The last item buyers should demand is a clear schedule note. A good inline report should say whether MOQ is met, how much lead time is lost if rework continues, and whether the shipment still fits the promised FOB or DDP window. For FOB, the key risk is missing the vessel cutoff; for DDP, it is usually late consolidation, missing carton data, or a mismatch between packed quantity and declaration paperwork. In my view, umbrella inline quality checks only matter if they help the buyer decide one thing: release, hold, or split the order. The report should give that answer plainly, with the current pass rate, remaining open defects, and the expected ship date after correction, so procurement can manage the order instead of chasing the factory for updates.

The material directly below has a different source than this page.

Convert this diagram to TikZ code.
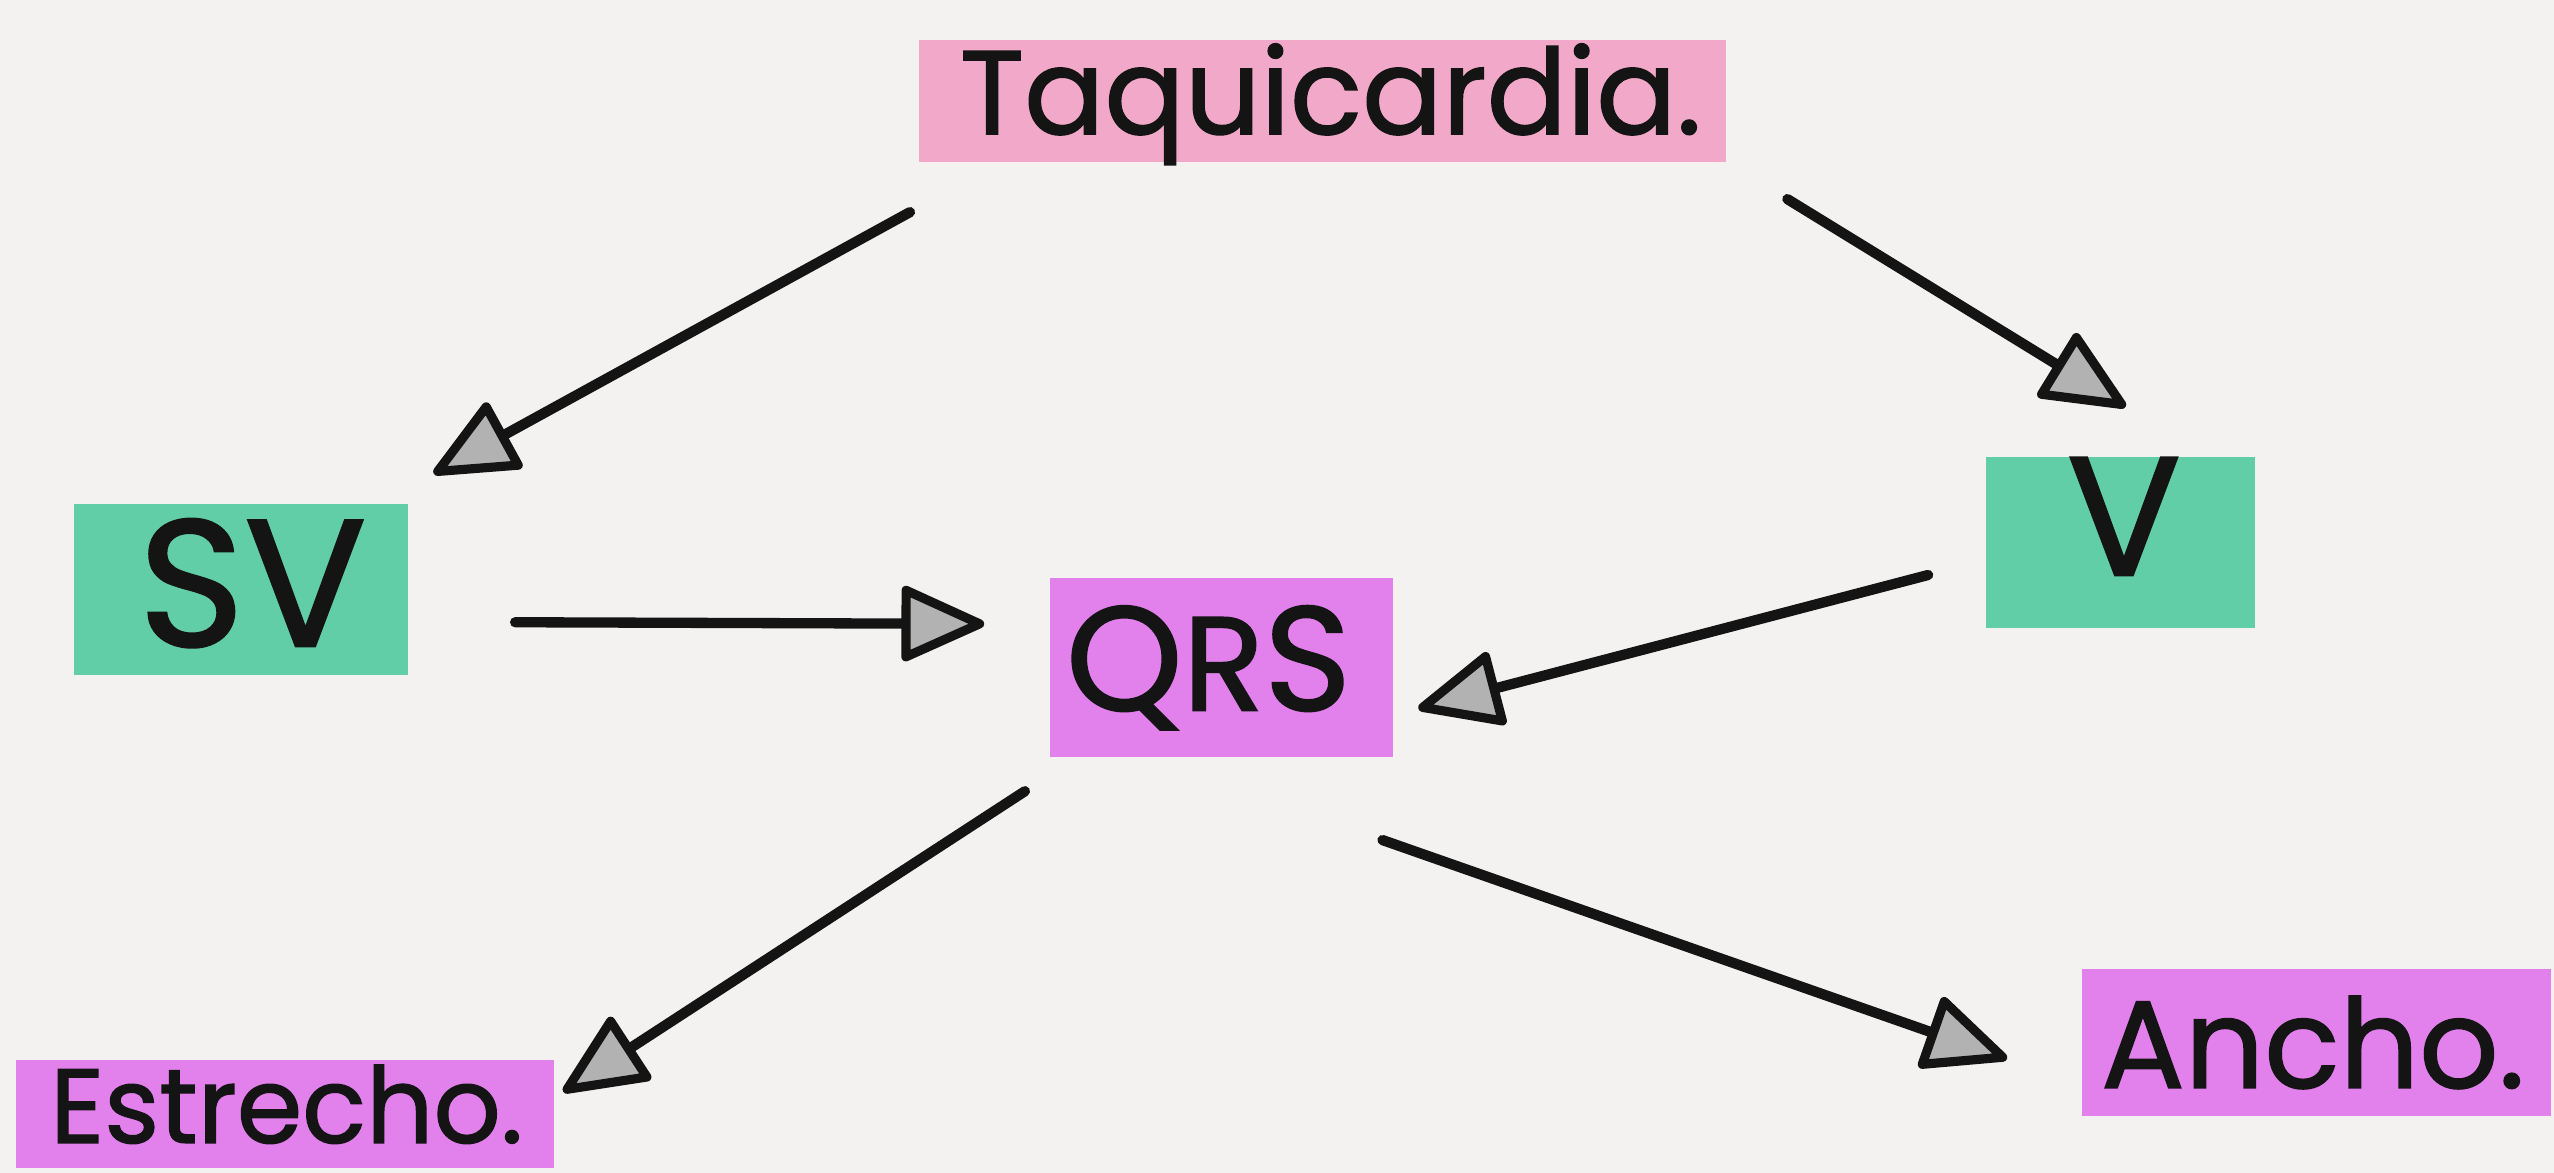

Frequently Asked Questions
Does inline QC replace final AQL 2.5 inspection?
No. Inline QC reduces defects during production, while final AQL 2.5 verifies finished goods before shipment. Buyers should use both for larger OEM and ODM orders.
When should inline umbrella checks start?
They should begin as soon as pilot production or the first mass-production batch is assembled. Early checks are especially important for auto-open mechanisms, new molds, new fabrics, or first-time MOQ orders.
At which production stages should inline umbrella assembly checks be done?
For OEM umbrella orders, inline checks are usually done after frame assembly, fabric cutting or panel sewing, canopy attachment, handle installation, and open-close mechanism testing. A practical checkpoint is every 20-30% of production progress before the final AQL 2.5 inspection.
What defects can be caught before final AQL 2.5 umbrella inspection?
Inline assembly checks can catch bent ribs, loose stretchers, uneven canopy tension, skipped stitches, incorrect logo placement, weak handle bonding, and faulty auto-open or manual mechanisms. Finding these before packing reduces rework, replacement parts, and shipment delays.
Can buyers request inline QC reports for custom umbrella production?
Yes. Importers can request inline QC reports with defect photos, checked quantities, defect rates, corrective actions, and approval status. For larger OEM orders, this is commonly added before mass packing, especially when the MOQ is 1,000-3,000 pieces per design.